For those who don't know, Diplomacy is a classic strategy game based on pre-World War I Europe. Players assume the role of one of the era's Great Powers and compete to control all of Europe. Like most games of its era, its zero-sum, where victory can only be gained by trampling over the corpses of your enemies. The catch is that there is no randomness - the game has very simple mechanics, which are completely deterministic. So you can't rely on luck of the dice and gamble your way to victory. Instead, in order to win, you need to carefully build alliances, and then betray your former allies.

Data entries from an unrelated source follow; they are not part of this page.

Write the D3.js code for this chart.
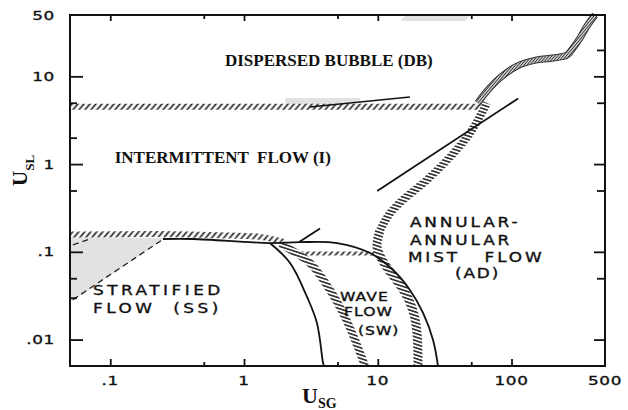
<!DOCTYPE html>
<html>
<head>
<meta charset="utf-8">
<script src="https://cdn.jsdelivr.net/npm/d3@7"></script>
<style>
  body { margin: 0; background: #fff; }
  svg { display: block; }
</style>
</head>
<body>
<svg id="chart" width="628" height="410"></svg>
<script>
// ---- axis ticks and labels ----
const xLabelValues = [0.1, 1, 10, 100, 500];
const xLabelText   = [".1", "1", "10", "100", "500"];
const yLabelValues = [0.01, 0.1, 1, 10, 50];
const yLabelText   = [".01", ".1", "1", "10", "50"];
const xMajorTicks  = [0.1, 1, 10, 100];
const xMinorTicks  = [0.5, 5, 50];
const yMajorTicks  = [0.01, 0.1, 1, 10];
const yMinorLeft   = [0.03, 0.05, 0.5, 2, 5];
const yMinorRight  = [0.05, 0.5, 5, 20];

// ---- regime boundaries, [U_SG, U_SL] in m/s ----
// dispersed bubble / intermittent transition (hatched band)
const dbBand    = [[0.05, 4.5], [62, 4.5]];
const dbSolid   = [[3.1, 4.48], [17.4, 5.82]];
const dbShade   = [[2.03, 5.66], [7.37, 5.66], [7.37, 5.24], [3.11, 4.59], [2.03, 4.71]];
const topShade  = [[14.7, 42.7], [16.2, 50], [49, 50], [45, 42.7]];
// dispersed bubble / annular transition (S-shaped band)
const sCurve    = [[56, 4.97], [65.6, 6.8], [82, 9.6], [110, 13.1], [155, 15.4], [204, 16.2],
                   [260, 17.5], [288, 21], [325, 27.3], [367, 37.5], [421, 50]];
// straight line U_SL = 0.05 U_SG (two pieces)
const diagLineA = [[2.6, 0.13], [3.7, 0.185]];
const diagLineB = [[9.9, 0.495], [112, 5.6]];
// stratified / intermittent transition
const ssBand    = [[0.05, 0.158], [0.235, 0.16], [0.66, 0.155], [1.32, 0.148], [2.03, 0.129]];
const ssUpper   = [[0.248, 0.14], [0.416, 0.14], [1.56, 0.126], [2.62, 0.129], [4.96, 0.126],
                   [8.75, 0.097], [13, 0.0621], [17.4, 0.0367], [21.8, 0.0201], [25.9, 0.00989], [28.2, 0.005]];
const ssShade   = [[0.05, 0.148], [0.257, 0.144], [0.0526, 0.0275], [0.05, 0.0275]];
const ssDashed  = [[0.0526, 0.0285], [0.257, 0.144]];
const ssDashed2 = [[0.0526, 0.12], [0.0706, 0.14]];
// stratified smooth / wavy
const swSolid   = [[1.56, 0.126], [2.21, 0.0747], [2.96, 0.0306], [3.51, 0.01545], [3.9, 0.0054], [3.96, 0.005]];
const swBand    = [[1.86, 0.123], [3.11, 0.0747], [4.39, 0.0367], [5.69, 0.0181], [6.76, 0.00989], [8.03, 0.005]];
const swTopBand = [[2.6, 0.0957], [10.2, 0.0957]];
// intermittent / annular transition
const adBandUpper = [[65.6, 4.97], [49, 2.26], [34.7, 1.2], [23.3, 0.659], [15.4, 0.39], [12.4, 0.277], [10.4, 0.177]];
const adBandLower = [[10.4, 0.177], [9.87, 0.1135], [10.8, 0.0807], [12.4, 0.0589], [14.7, 0.0419],
                     [17.1, 0.0282], [18.7, 0.0191], [19.7, 0.0113], [20, 0.005]];

// ---- region names, anchored at [U_SG, U_SL] ----
const serifLabels = [
  { text: "DISPERSED BUBBLE (DB)", at: [0.72, 13.1] },
  { text: "INTERMITTENT  FLOW (I)", at: [0.108, 1.03] }
];
const gothicLabels = [
  { text: "STRATIFIED", at: [0.0743, 0.0322], size: 13.5, ls: 2.8 },
  { text: "FLOW  (SS)", at: [0.0743, 0.0201], size: 13.5, ls: 2.8 },
  { text: "ANNULAR-", at: [17.4, 0.192], size: 13.5, ls: 2.3 },
  { text: "ANNULAR", at: [17.4, 0.12], size: 13.5, ls: 2.3 },
  { text: "MIST   FLOW", at: [16.8, 0.0766], size: 13.5, ls: 2.3 },
  { text: "(AD)", at: [37.8, 0.0503], size: 13.5, ls: 1.5 },
  { text: "WAVE", at: [5.22, 0.0275], size: 12.5, ls: 0.8 },
  { text: "FLOW", at: [5.6, 0.0186], size: 12.5, ls: 0.8 },
  { text: "(SW)", at: [7.11, 0.0114], size: 12.5, ls: 0.8 }
];

const svg = d3.select("#chart");
const plotL = 70, plotR = 605, plotT = 15, plotB = 366;

const x = d3.scaleLog().domain([0.05, 500]).range([plotL, plotR]);
const y = d3.scaleLog().domain([0.005, 50]).range([plotB, plotT]);

const line = d3.line().x(d => x(d[0])).y(d => y(d[1])).curve(d3.curveCatmullRom.alpha(0.5));
const straight = d3.line().x(d => x(d[0])).y(d => y(d[1]));

// hatch patterns
const defs = svg.append("defs");
function hatch(id, size, angle, width, color) {
  const p = defs.append("pattern")
    .attr("id", id)
    .attr("patternUnits", "userSpaceOnUse")
    .attr("width", size).attr("height", size)
    .attr("patternTransform", `rotate(${angle})`);
  p.append("rect").attr("width", size).attr("height", size).attr("fill", "#fff");
  p.append("line")
    .attr("x1", size / 2).attr("y1", 0).attr("x2", size / 2).attr("y2", size)
    .attr("stroke", color).attr("stroke-width", width);
}
hatch("hatchSlash", 4.6, 40, 1.6, "#1a1a1a");
hatch("hatchFlat", 3.4, 108, 1.5, "#1a1a1a");
hatch("hatchFine", 2.2, 40, 1.1, "#2a2a2a");

const plot = svg.append("g");

// light grey shaded zones
const shade = "#e2e2e2";
[dbShade, topShade, ssShade].forEach(poly => {
  plot.append("path").attr("d", straight(poly) + "Z").attr("fill", shade).attr("stroke", "none");
});

// dashed guides in the stratified corner
[ssDashed, ssDashed2].forEach(seg => {
  plot.append("path").attr("d", straight(seg))
    .attr("fill", "none").attr("stroke", "#222").attr("stroke-width", 1.3)
    .attr("stroke-dasharray", "6,4");
});

// hatched transition bands
function band(pts, pattern, width, gen) {
  plot.append("path").attr("d", (gen || line)(pts))
    .attr("fill", "none").attr("stroke", `url(#${pattern})`)
    .attr("stroke-width", width).attr("stroke-linecap", "butt");
}
band(dbBand, "hatchSlash", 6, straight);
band(ssBand, "hatchSlash", 6);
band(swTopBand, "hatchSlash", 4, straight);
band(swBand, "hatchFlat", 8);
band(adBandUpper, "hatchFlat", 8);
band(adBandLower, "hatchFlat", 9);

// S-shaped band: dark outline with fine hatching
plot.append("path").attr("d", line(sCurve))
  .attr("fill", "none").attr("stroke", "#333").attr("stroke-width", 7);
plot.append("path").attr("d", line(sCurve))
  .attr("fill", "none").attr("stroke", "url(#hatchFine)").attr("stroke-width", 5);

// solid boundary lines
function solid(pts, gen, w) {
  plot.append("path").attr("d", (gen || line)(pts))
    .attr("fill", "none").attr("stroke", "#111").attr("stroke-width", w || 1.8);
}
solid(dbSolid, straight, 1.5);
solid(diagLineA, straight);
solid(diagLineB, straight);
solid(ssUpper);
solid(swSolid);

// frame
svg.append("rect")
  .attr("x", plotL).attr("y", plotT)
  .attr("width", plotR - plotL).attr("height", plotB - plotT)
  .attr("fill", "none").attr("stroke", "#111").attr("stroke-width", 2);

// inward ticks drawn by d3 axes
function ticks(axisFn, scale, values, size, transform) {
  const g = svg.append("g").attr("transform", transform)
    .call(axisFn(scale).tickValues(values).tickSize(size).tickSizeOuter(0).tickFormat(""));
  g.select(".domain").remove();
  g.selectAll(".tick line").attr("stroke", "#111").attr("stroke-width", 1.8);
}
ticks(d3.axisBottom, x, xMajorTicks, -7, `translate(0,${plotB})`);
ticks(d3.axisBottom, x, xMinorTicks, -4, `translate(0,${plotB})`);
ticks(d3.axisTop, x, xMajorTicks, -6, `translate(0,${plotT})`);
ticks(d3.axisTop, x, xMinorTicks, -4, `translate(0,${plotT})`);
ticks(d3.axisLeft, y, yMajorTicks, -13, `translate(${plotL},0)`);
ticks(d3.axisLeft, y, yMinorLeft, -7, `translate(${plotL},0)`);
ticks(d3.axisRight, y, yMajorTicks, -11, `translate(${plotR},0)`);
ticks(d3.axisRight, y, yMinorRight, -8, `translate(${plotR},0)`);

// lettering-guide style text (wide sans)
const gothicFont = "'DejaVu Sans', sans-serif";
function wide(text, px, py, anchor, size, spacing, sx) {
  svg.append("text")
    .attr("transform", `translate(${px},${py}) scale(${sx},1)`)
    .attr("text-anchor", anchor)
    .attr("font-family", gothicFont)
    .attr("font-size", size)
    .attr("letter-spacing", spacing)
    .style("white-space", "pre")
    .attr("fill", "#111")
    .attr("stroke", "#111").attr("stroke-width", 0.35)
    .text(text);
}

// tick labels
xLabelValues.forEach((v, i) => wide(xLabelText[i], x(v), 385, "middle", 12.5, 0.5, 1.35));
yLabelValues.forEach((v, i) => wide(yLabelText[i], 55, y(v) + 4.5, "end", 12.5, 0.5, 1.35));

// region names
gothicLabels.forEach(d => wide(d.text, x(d.at[0]), y(d.at[1]), "start", d.size, d.ls, 1.25));
serifLabels.forEach(d => {
  svg.append("text")
    .attr("x", x(d.at[0])).attr("y", y(d.at[1]))
    .attr("font-family", "'Liberation Serif', 'Times New Roman', serif")
    .attr("font-weight", "bold").attr("font-size", 17)
    .style("white-space", "pre")
    .attr("fill", "#111")
    .text(d.text);
});

// axis titles
const xt = svg.append("text")
  .attr("x", 302).attr("y", 403)
  .attr("font-family", "'Liberation Serif', 'Times New Roman', serif")
  .attr("font-weight", "bold").attr("font-size", 22).attr("fill", "#111");
xt.append("tspan").text("U");
xt.append("tspan").attr("font-size", 14).attr("dy", 5).text("SG");

const yt = svg.append("text")
  .attr("transform", "translate(27,186) rotate(-90)")
  .attr("font-family", "'Liberation Serif', 'Times New Roman', serif")
  .attr("font-weight", "bold").attr("font-size", 21).attr("fill", "#111");
yt.append("tspan").text("U");
yt.append("tspan").attr("font-size", 13).attr("dy", 7).text("SL");
</script>
</body>
</html>
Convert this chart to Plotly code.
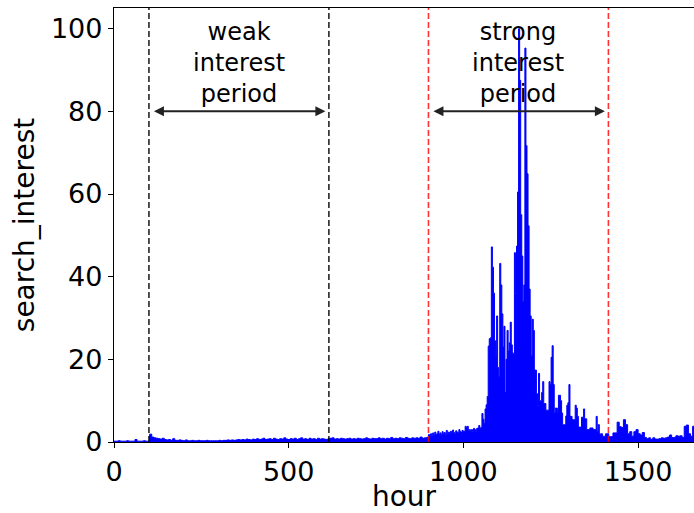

It is therefore a game which rewards deceit and treachery - a training tool for sociopaths (its telling that it is also the favourite game of war-criminal Henry Kissinger).

Which I think tells us something interesting about Craig. But it raises a question for the rest of us: do we really want politicians who so openly enjoy treachery? Yes, its a value the political class admires (witness the popularity of the original "House of Cards" among them). But is it healthy for our democracy to be run by self-admitted sociopaths? Do we really want those sorts of people making decisions on our behalf? Quite apart from the obvious concerns about the sorts of decisions they will make, its not particularly representative, is it?

Meanwhile, I'm now wondering what our other politicians' favourite games are. And I think I'd like politicians who enjoy "Pandemic" (where players must cooperate to beat the game) or "Settlers of Catan" more than those who like Dip, let alone "Risk" or "Monopoly".